Finding a great agate or piece of jasper is a thrill for any rockhound, but being able to identify exactly what it is that has been found is quite a headache for the beginner. These headaches can be relieved very easily though with just a little bit of knowledge about the different quartz group stones.
Agate and jasper are actually chalcedony, which in turn is cryptocrystalline quartz. All are SIO2. When you pick up a stone you can rule out that it is a piece of regular massive quartz quite quickly just by looking to see if you can see the grains of the stone. If you can see grains, you do not have an agate or jasper. Most likely, what you have then is massive quartz or some other type of stone. Many new rockhounds will mistake massive quartz for a piece of agate, so don’t feel bad if you do. It’s a very frequent mistake.
Jasper and agate will appear to be made of wax. If the rock is just plain clear to white translucent with no markings or patterns, it is considered chalcedony. If it is opaque, that is, if you cannot see into or through it, it is jasper. Jasper is most frequently earth tones or red but you can find jasper in just about any color or color combination and it can contain some very lively patterns. One well known form of jasper is called “picture” jasper, and just as the name suggests, the lines and markings look just like a scenic picture of mountains and valleys or forests and so on. Geometric patterns are also common in jasper stones.

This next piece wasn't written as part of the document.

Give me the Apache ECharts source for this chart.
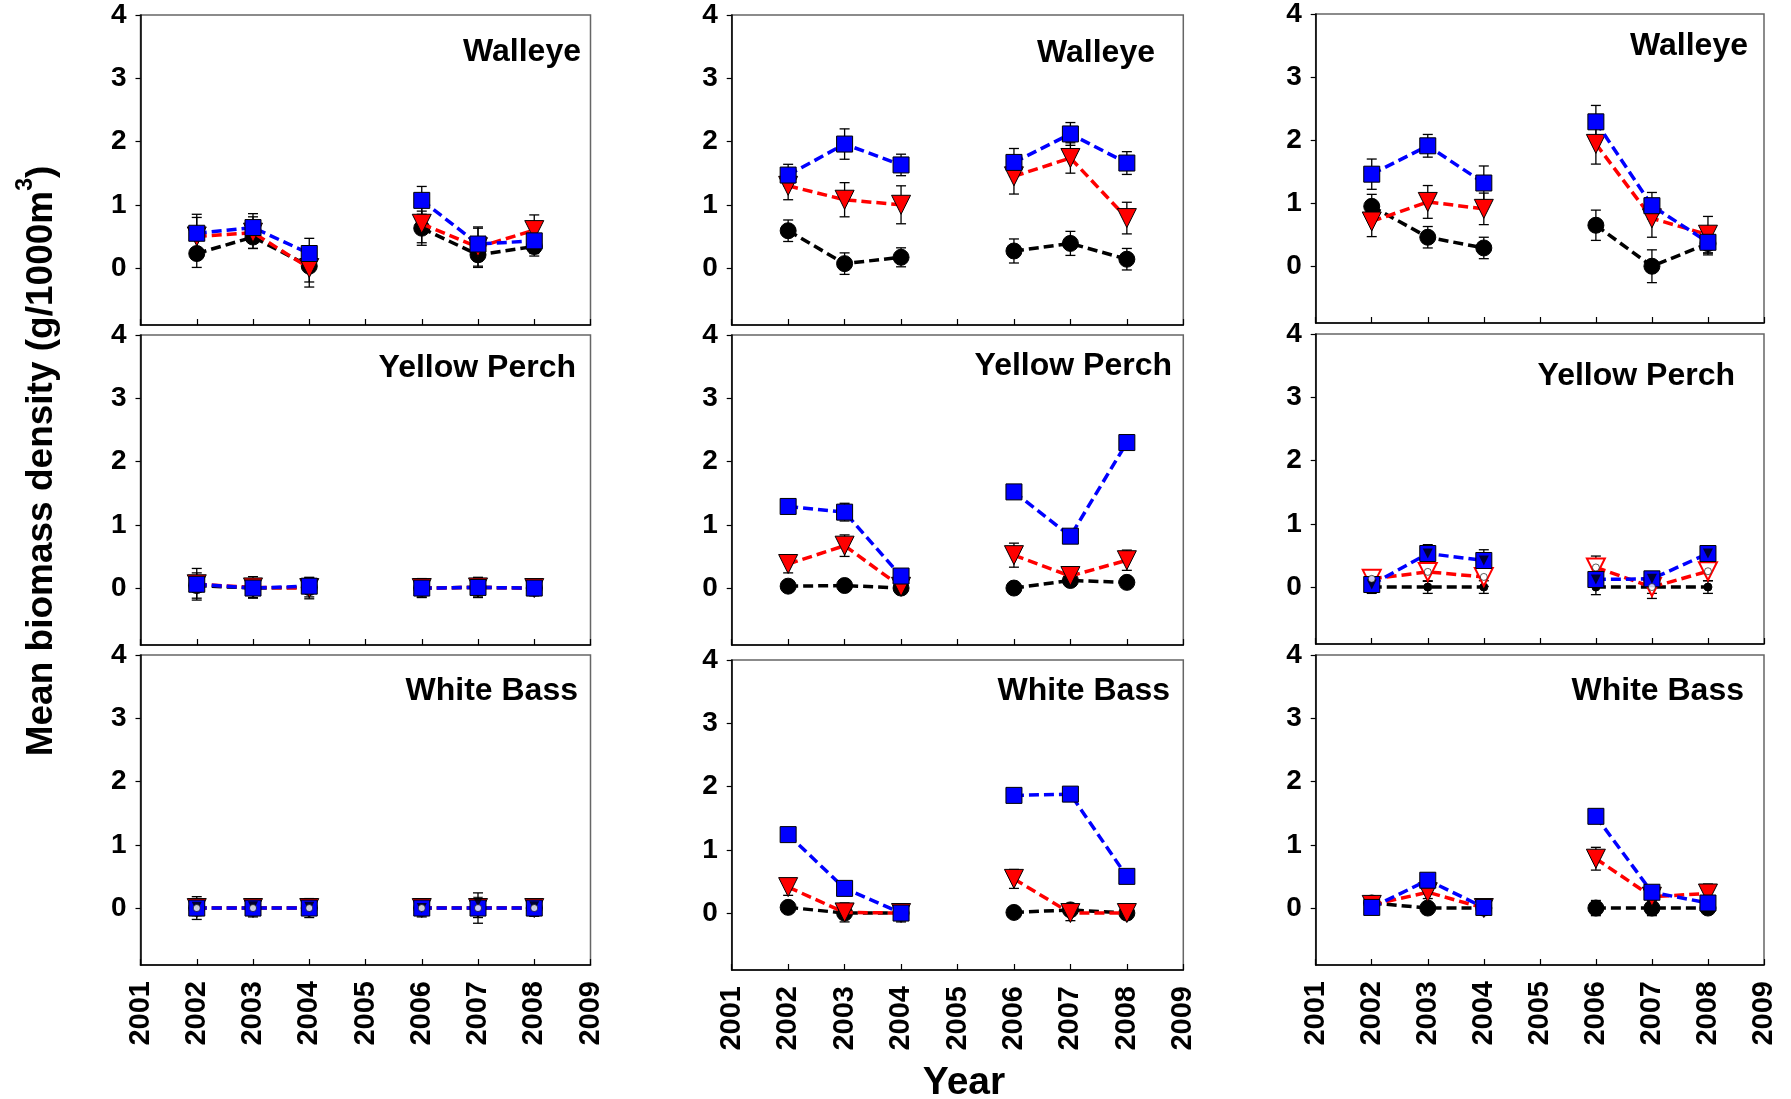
<!DOCTYPE html>
<html>
<head>
<meta charset="utf-8">
<script src="https://cdn.jsdelivr.net/npm/echarts@6/dist/echarts.min.js"></script>
<style>
html,body{margin:0;padding:0;background:#fff;}
#chart{width:1791px;height:1099px;}
</style>
</head>
<body>
<div id="chart"></div>
<script>
// ---------- data ----------
const years = [2002, 2003, 2004, 2006, 2007, 2008];
const xMinYear = 2001, xMaxYear = 2009;
const yTickValues = [0, 1, 2, 3, 4];
const speciesNames = ['Walleye', 'Yellow Perch', 'White Bass'];
const yTitle = 'Mean biomass density (g/1000m';
const xTitle = 'Year';

// Column A (left)
const A_W_black = [0.23, 0.49, 0.03, 0.63, 0.21, 0.34];
const A_W_blackSE = [0.22, 0.18, 0.25, 0.27, 0.20, 0.15];
const A_W_red = [0.50, 0.56, 0.00, 0.70, 0.33, 0.60];
const A_W_redSE = [0.30, 0.25, 0.30, 0.30, 0.30, 0.24];
const A_W_blue = [0.55, 0.64, 0.23, 1.07, 0.38, 0.43];
const A_W_blueSE = [0.30, 0.22, 0.24, 0.22, 0.27, 0.20];

const A_Y_black = [0.04, 0.00, 0.01, 0.00, 0.01, 0.00];
const A_Y_blackSE = [0.20, 0.15, 0.15, 0.15, 0.15, 0.12];
const A_Y_red = [0.06, 0.01, 0.00, 0.00, 0.01, 0.00];
const A_Y_redSE = [0.25, 0.17, 0.17, 0.14, 0.16, 0.12];
const A_Y_blue = [0.06, 0.00, 0.03, 0.00, 0.01, 0.00];
const A_Y_blueSE = [0.12, 0.10, 0.10, 0.10, 0.10, 0.10];

const A_B_black = [0.00, 0.00, 0.00, 0.00, 0.00, 0.00];
const A_B_blackSE = [0.18, 0.14, 0.15, 0.14, 0.15, 0.13];
const A_B_red = [0.00, 0.00, 0.00, 0.00, 0.00, 0.00];
const A_B_redSE = [0.12, 0.10, 0.10, 0.10, 0.24, 0.12];
const A_B_blue = [0.00, 0.00, 0.00, 0.00, 0.00, 0.00];
const A_B_blueSE = [0.10, 0.10, 0.10, 0.10, 0.10, 0.10];
const A_B_innerTri = [0.02, 0.03, 0.02, 0.00, 0.10, 0.03];
const A_B_innerCirc = [0.00, 0.00, 0.00, 0.00, 0.00, 0.00];

// Column B (middle)
const B_W_black = [0.59, 0.07, 0.17, 0.27, 0.39, 0.14];
const B_W_blackSE = [0.17, 0.17, 0.15, 0.19, 0.19, 0.17];
const B_W_red = [1.30, 1.08, 1.00, 1.45, 1.74, 0.79];
const B_W_redSE = [0.22, 0.27, 0.30, 0.28, 0.24, 0.25];
const B_W_blue = [1.47, 1.96, 1.63, 1.67, 2.12, 1.66];
const B_W_blueSE = [0.17, 0.24, 0.17, 0.22, 0.18, 0.18];

const B_Y_black = [0.03, 0.04, 0.00, 0.00, 0.12, 0.09];
const B_Y_blackSE = [0.05, 0.05, 0.06, 0.07, 0.06, 0.05];
const B_Y_red = [0.38, 0.67, 0.02, 0.52, 0.19, 0.44];
const B_Y_redSE = [0.14, 0.17, 0.12, 0.19, 0.14, 0.16];
const B_Y_blue = [1.29, 1.20, 0.19, 1.52, 0.82, 2.30];
const B_Y_blueSE = [0.04, 0.14, 0.05, 0.07, 0.06, 0.05];

const B_B_black = [0.09, 0.00, 0.00, 0.01, 0.05, 0.00];
const B_B_blackSE = [0.04, 0.05, 0.05, 0.04, 0.05, 0.05];
const B_B_red = [0.41, 0.01, 0.00, 0.54, 0.00, 0.00];
const B_B_redSE = [0.13, 0.15, 0.08, 0.15, 0.12, 0.10];
const B_B_blue = [1.24, 0.39, 0.00, 1.86, 1.88, 0.58];
const B_B_blueSE = [0.05, 0.10, 0.14, 0.05, 0.05, 0.04];

// Column C (right)
const C_W_black = [0.95, 0.46, 0.29, 0.65, 0.00, 0.36];
const C_W_blackSE = [0.19, 0.17, 0.17, 0.24, 0.26, 0.15];
const C_W_red = [0.71, 1.02, 0.91, 1.94, 0.76, 0.50];
const C_W_redSE = [0.24, 0.26, 0.25, 0.32, 0.30, 0.29];
const C_W_blue = [1.46, 1.91, 1.32, 2.29, 0.96, 0.38];
const C_W_blueSE = [0.24, 0.18, 0.27, 0.26, 0.21, 0.20];

const C_Y_black = [0.00, 0.00, 0.00, 0.00, 0.00, 0.00];
const C_Y_blackSE = [0.10, 0.10, 0.10, 0.12, 0.10, 0.10];
const C_Y_red = [0.13, 0.24, 0.16, 0.31, 0.00, 0.25];
const C_Y_redSE = [0.14, 0.15, 0.15, 0.18, 0.18, 0.15];
const C_Y_blue = [0.04, 0.53, 0.42, 0.12, 0.13, 0.53];
const C_Y_blueSE = [0.10, 0.14, 0.17, 0.10, 0.10, 0.10];
const C_Y_innerTri = [0.04, 0.53, 0.42, 0.12, 0.13, 0.53];
const C_Y_innerCirc = [0.13, 0.24, 0.16, 0.31, 0.00, 0.25];

const C_B_black = [0.08, 0.00, 0.00, 0.00, 0.00, 0.00];
const C_B_blackSE = [0.10, 0.06, 0.10, 0.12, 0.12, 0.08];
const C_B_red = [0.05, 0.25, 0.00, 0.78, 0.18, 0.23];
const C_B_redSE = [0.06, 0.10, 0.08, 0.18, 0.10, 0.15];
const C_B_blue = [0.01, 0.44, 0.01, 1.45, 0.25, 0.08];
const C_B_blueSE = [0.08, 0.06, 0.08, 0.11, 0.06, 0.06];

// ---------- layout ----------
const FONT = '"Liberation Sans", Arial, Helvetica, sans-serif';
const colLeft = [140.5, 731.7, 1315.7];
const colWidth = [450, 451.6, 448.3];
const rowTop = [[15, 335, 655], [15, 335, 660], [13, 334, 655]];
const panelH = 310;
const labelPos = [
  [[581, 52], [576, 368.5], [578, 691.5]],
  [[1155, 53.5], [1172, 366.5], [1170, 691.5]],
  [[1748, 46.5], [1735, 376], [1744, 691.5]]
];

const panels = [
  {c:0, r:0, k:[A_W_black, A_W_blackSE, A_W_red, A_W_redSE, A_W_blue, A_W_blueSE]},
  {c:0, r:1, k:[A_Y_black, A_Y_blackSE, A_Y_red, A_Y_redSE, A_Y_blue, A_Y_blueSE]},
  {c:0, r:2, k:[A_B_black, A_B_blackSE, A_B_red, A_B_redSE, A_B_blue, A_B_blueSE], innerTri:A_B_innerTri, innerCirc:A_B_innerCirc},
  {c:1, r:0, k:[B_W_black, B_W_blackSE, B_W_red, B_W_redSE, B_W_blue, B_W_blueSE]},
  {c:1, r:1, k:[B_Y_black, B_Y_blackSE, B_Y_red, B_Y_redSE, B_Y_blue, B_Y_blueSE]},
  {c:1, r:2, k:[B_B_black, B_B_blackSE, B_B_red, B_B_redSE, B_B_blue, B_B_blueSE]},
  {c:2, r:0, k:[C_W_black, C_W_blackSE, C_W_red, C_W_redSE, C_W_blue, C_W_blueSE]},
  {c:2, r:1, k:[C_Y_black, C_Y_blackSE, C_Y_red, C_Y_redSE, C_Y_blue, C_Y_blueSE], innerTri:C_Y_innerTri, innerCirc:C_Y_innerCirc, smallBlack:true, hollowRed:true},
  {c:2, r:2, k:[C_B_black, C_B_blackSE, C_B_red, C_B_redSE, C_B_blue, C_B_blueSE]}
];

function lineData(vals) {
  const out = [];
  years.forEach((y, i) => {
    if (i === 3) out.push([2005, '-']);
    out.push([y, vals[i]]);
  });
  return out;
}

function errSeries(idx, vals, se, z) {
  return {
    type: 'custom', xAxisIndex: idx, yAxisIndex: idx, z: z, silent: true,
    encode: {x: 0, y: 1},
    data: years.map((y, i) => [y, vals[i], se[i]]),
    renderItem: function (params, api) {
      const x = api.value(0), v = api.value(1), e = api.value(2);
      const t = api.coord([x, v + e]);
      const b = api.coord([x, v - e]);
      const w = 5;
      const st = {stroke: '#000', lineWidth: 1.3};
      return {type: 'group', children: [
        {type: 'line', shape: {x1: t[0], y1: t[1], x2: b[0], y2: b[1]}, style: st},
        {type: 'line', shape: {x1: t[0] - w, y1: t[1], x2: t[0] + w, y2: t[1]}, style: st},
        {type: 'line', shape: {x1: b[0] - w, y1: b[1], x2: b[0] + w, y2: b[1]}, style: st}
      ]};
    }
  };
}

const grids = [], xAxes = [], yAxes = [], series = [], graphics = [];
panels.forEach((p, idx) => {
  grids.push({
    left: colLeft[p.c], top: rowTop[p.c][p.r], width: colWidth[p.c], height: panelH,
    show: true, borderColor: '#666', borderWidth: 1.5, backgroundColor: 'transparent'
  });
  xAxes.push({
    type: 'value', gridIndex: idx, min: xMinYear, max: xMaxYear, interval: 1,
    axisLine: {show: true, onZero: false, lineStyle: {color: '#000', width: 1.5}},
    axisTick: {show: true, inside: true, length: 6, lineStyle: {color: '#000', width: 1.2}},
    splitLine: {show: false},
    axisLabel: {
      show: p.r === 2, rotate: 90, margin: 16, color: '#000',
      fontFamily: FONT, fontWeight: 'bold', fontSize: 29,
      formatter: v => String(v)
    }
  });
  yAxes.push({
    type: 'value', gridIndex: idx, min: -0.9, max: 4,
    axisLine: {show: true, onZero: false, lineStyle: {color: '#000', width: 1.5}},
    axisTick: {show: true, inside: false, length: 5, customValues: yTickValues, lineStyle: {color: '#000', width: 1.2}},
    splitLine: {show: false},
    axisLabel: {
      show: true, margin: 14, color: '#000', customValues: yTickValues,
      fontFamily: FONT, fontWeight: 'bold', fontSize: 28
    }
  });
  const [bk, bkSE, rd, rdSE, bl, blSE] = p.k;
  series.push(errSeries(idx, bk, bkSE, 2));
  series.push(errSeries(idx, rd, rdSE, 2));
  series.push(errSeries(idx, bl, blSE, 2));
  const lineBase = (vals, color, symbol, size, fill, rot, z, bw, bc) => ({
    type: 'line', xAxisIndex: idx, yAxisIndex: idx, z: z,
    data: lineData(vals), connectNulls: false, animation: false,
    symbol: symbol, symbolSize: size, symbolRotate: rot, showAllSymbol: true,
    lineStyle: {color: color, width: 3.5, type: [10, 5]},
    itemStyle: {color: fill, borderColor: bc, borderWidth: bw, opacity: 1}
  });
  series.push(lineBase(bk, '#000', 'circle', p.smallBlack ? 8 : 16, '#000', 0, 3, 1, '#000'));
  if (p.hollowRed) {
    series.push(lineBase(rd, '#ff0000', 'triangle', 18, '#ffffff', 180, 4, 2, '#ff0000'));
  } else {
    series.push(lineBase(rd, '#ff0000', 'triangle', 19, '#ff0000', 180, 4, 1, '#000'));
  }
  series.push(lineBase(bl, '#0000ff', 'rect', 16, '#0000ff', 0, 5, 1, '#000'));
  if (p.innerTri) {
    series.push({
      type: 'scatter', xAxisIndex: idx, yAxisIndex: idx, z: 6, animation: false,
      data: years.map((y, i) => [y, p.innerTri[i]]),
      symbol: 'triangle', symbolRotate: 180, symbolSize: 10,
      itemStyle: {color: '#000'}
    });
  }
  if (p.innerCirc) {
    series.push({
      type: 'scatter', xAxisIndex: idx, yAxisIndex: idx, z: 7, animation: false,
      data: years.map((y, i) => [y, p.innerCirc[i]]),
      symbol: 'circle', symbolSize: 7,
      itemStyle: {color: '#fff', borderColor: '#000', borderWidth: 0.8}
    });
  }
  const lp = labelPos[p.c][p.r];
  graphics.push({
    type: 'text', x: lp[0], y: lp[1], z: 20,
    style: {text: speciesNames[p.r], fill: '#000', font: 'bold 32px ' + FONT, align: 'right', verticalAlign: 'middle'}
  });
});

graphics.push({
  type: 'text', x: 37, y: 461, rotation: Math.PI / 2, z: 20,
  style: {
    text: '{a|' + yTitle + '}{s|3}{a|)}',
    align: 'center', verticalAlign: 'middle',
    rich: {
      a: {fontFamily: FONT, fontWeight: 'bold', fontSize: 37, fill: '#000', lineHeight: 46, verticalAlign: 'bottom'},
      s: {fontFamily: FONT, fontWeight: 'bold', fontSize: 23, fill: '#000', lineHeight: 46, verticalAlign: 'top'}
    }
  }
});
graphics.push({
  type: 'text', x: 964, y: 1083, z: 20,
  style: {text: xTitle, fill: '#000', font: 'bold 39px ' + FONT, align: 'center', verticalAlign: 'middle'}
});

const chart = echarts.init(document.getElementById('chart'), null, {renderer: 'canvas'});
chart.setOption({
  backgroundColor: '#fff',
  animation: false,
  grid: grids,
  xAxis: xAxes,
  yAxis: yAxes,
  series: series,
  graphic: graphics
});
</script>
</body>
</html>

If a stone is an agate, it will be translucent as is chalcedony, but an agate will have patterns. Most commonly, agates have bands, and are appropriately called banded agate. Sometimes the bands are also translucent, sometimes some are opaque. There are many agates named to describe how they look, such as plume, orbicular, or flower and many that are named for the place they are found, such as Dryhead or Lake Superior. For instance, moss agate is a clear to semi-clear agate that looks like moss was embedded in the stone. No two agates are alike and many fantastically patterned stones will not have specific type or place names.
There are also stones which you will find that have both jasper and agate in them. Both the opaque and translucent parts of these stones will appear waxy. These are often referred to as jasp-agate. Once you become familiar with the look of both jasper and agate, you will be able to recognize jasp-agate with no problems. One other stone that can be confused with agate or jasper is opal.
Opal will have flashes of color if it is precious opal. It can be also be common opal which is plain translucent or opaque and a just about any color or a mix of colors. Opal generally looks more glassy than waxy, and it is much more brittle and breakable than agate or jasper.
If you still aren’t sure when you find a rock if it is jasper, agate, or opal, you should take it with you and ask someone about it. Your local rock shop or club or even a jeweler’s shop can identify it for you. You will have few problems identifying these stones after the first or second time. Once you learn to identify these basic stones, you will be surprised how many different types of gemstones you will start noticing on your hunts.